Newton Methods for the Optimal Control of Closed Quantum Spin Systems

Abstract

An efficient and robust computational framework for solving closed quantum spin optimal-control and exact-controllability problems with control constraints is presented. Closed spin systems are of fundamental importance in modern quantum technologies such as nuclear magnetic resonance (NMR) spectroscopy, quantum imaging, and quantum computing. These systems are modeled by the Liouville--von Neumann master (LvNM) equation describing the time evolution of the density operator representing the state of the system. A unifying setting is provided to discuss optimal-control and exact-controllability results. Different controllability results for the LvNM model are given, and necessary optimality conditions for the LvNM control problems are analyzed.

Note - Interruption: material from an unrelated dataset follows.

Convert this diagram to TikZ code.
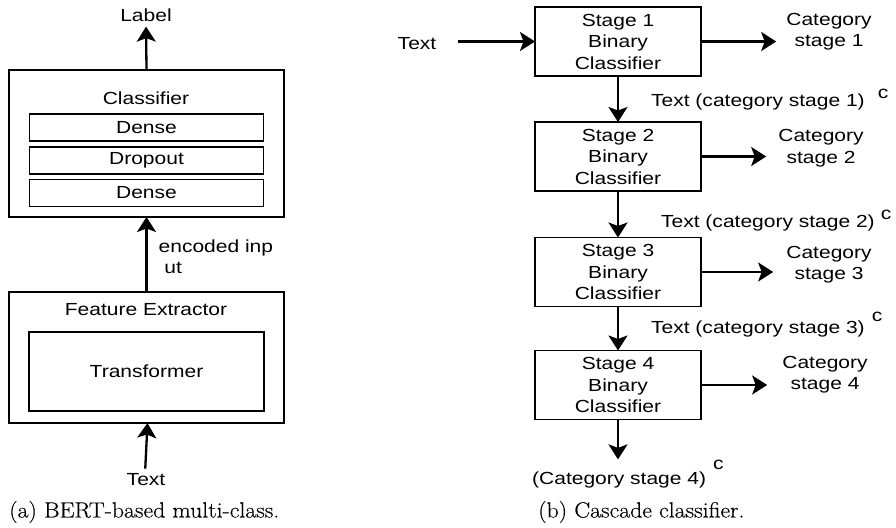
\documentclass[tikz,border=0pt]{standalone}
\usepackage{fontspec}
\newfontfamily\diafont[FakeStretch=1.2]{Liberation Sans}
\newfontfamily\capfont[FakeStretch=1.08,FakeBold=0.3]{Latin Modern Roman}
\usetikzlibrary{arrows.meta}

\begin{document}
\begin{tikzpicture}[x=1pt,y=-1pt,
	box/.style={draw,line width=1.6pt,inner sep=0,outer sep=0},
	lbl/.style={font=\diafont\fontsize{17.5}{21.5}\selectfont,align=center,inner sep=0},
	arr/.style={line width=2.3pt,-{Stealth[length=15pt,width=19pt,inset=3.5pt]}},
	captxt/.style={font=\capfont\fontsize{22}{26}\selectfont,inner sep=0,anchor=west}]
	\useasboundingbox (0,0) rectangle (896,527);

	\node[box,minimum width=275pt,minimum height=147pt] (clf) at (146.5,143.5) {};
	\node[lbl] (clft) at (146,98) {Classifier};
	\node[box,lbl,minimum width=234pt,minimum height=27pt] (d1) at (146.5,127.5) {Dense};
	\node[box,lbl,minimum width=234pt,minimum height=27pt] (drop) at (146.5,160.5) {Dropout};
	\node[box,lbl,minimum width=234pt,minimum height=27pt] (d2) at (146.5,193) {Dense};
	\node[lbl] (lab) at (146,15) {Label};
	\node[box,minimum width=275pt,minimum height=131pt] (feat) at (146.5,357.5) {};
	\node[lbl] (featt) at (146,310) {Feature Extractor};
	\node[box,lbl,minimum width=235pt,minimum height=79pt] (trf) at (146.5,371.5) {Transformer};
	\node[lbl] (tin) at (146,480) {Text};
	\draw[arr,shorten >=5pt] (clf.north) -- (lab.south);
	\draw[arr] (feat.north) -- node[lbl,anchor=west,align=left,xshift=11pt,yshift=-2pt] {encoded inp\\\ ut} (clf.south);
	\draw[arr,shorten <=5pt] ([xshift=-1pt]tin.north) -- ([xshift=1pt]feat.south);

	\node[lbl] (tin2) at (417,44) {Text};
	\node[box,lbl,minimum width=166pt,minimum height=69pt] (s1) at (618,41.5) {Stage 1\\Binary\\Classifier};
	\node[box,lbl,minimum width=166pt,minimum height=69pt] (s2) at (618,156.5) {Stage 2\\Binary\\Classifier};
	\node[box,lbl,minimum width=166pt,minimum height=69pt] (s3) at (618,272) {Stage 3\\Binary\\Classifier};
	\node[box,lbl,minimum width=166pt,minimum height=69pt] (s4) at (618,385) {Stage 4\\Binary\\Classifier};
	\node[lbl] (c1) at (829,31.5) {Category\\stage 1};
	\node[lbl] (c2) at (821,148) {Category\\stage 2};
	\node[lbl] (c3) at (829,264.5) {Category\\stage 3};
	\node[lbl] (c4) at (825,374.5) {Category\\stage 4};
	\node[lbl,anchor=base west] (fin) at (532,484) {(Category stage 4)\hspace{7pt}\raisebox{15pt}{c}};
	\draw[arr,shorten <=22pt] (tin2.east |- s1) -- (s1.west);
	\draw[arr,shorten >=10pt] (s1.east) -- (s1.east -| c1.west);
	\draw[arr,shorten >=12pt] (s2.east) -- (s2.east -| c2.west);
	\draw[arr,shorten >=13pt] (s3.east) -- (s3.east -| c3.west);
	\draw[arr,shorten >=15pt] (s4.east) -- (s4.east -| c4.west);
	\draw[arr] (s1) -- node[lbl,anchor=base west,xshift=32pt,yshift=-7pt] {Text (category stage 1)\hspace{13pt}\raisebox{8pt}{c}} (s2);
	\draw[arr] (s2) -- node[lbl,anchor=base west,xshift=42pt,yshift=-13pt] {Text (category stage 2)\hspace{6pt}\raisebox{8pt}{c}} (s3);
	\draw[arr] (s3) -- node[lbl,anchor=base west,xshift=32pt,yshift=-5pt] {Text (category stage 3)\hspace{7pt}\raisebox{12pt}{c}} (s4);
	\draw[arr] (s4) -- (s4.south |- fin.north);

	\node[captxt] (capa) at (9,512) {(a) BERT-based multi-class.};
	\node[captxt] (capb) at (538,512) {(b) Cascade classifier.};
\end{tikzpicture}
\end{document}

Existence and regularity of optimal controls are proved. The computational framework is based on matrix-free reduced-Hessian semismooth Krylov--Newton schemes for solving optimal-control problems of the LvNM equation in a real vector space rotating-frame representation. A continuation technique is designed to solve closed spin exact-controllability problems that is based on the solution of an appropriately formulated optimal-control problem. These computational strategies are put into a rigorous theoretical framework, proving convergence to the solutions sought. Results of numerical experiments validate the theoretical results and demonstrate the computational ability of the proposed framework to solve closed quantum spin control problems.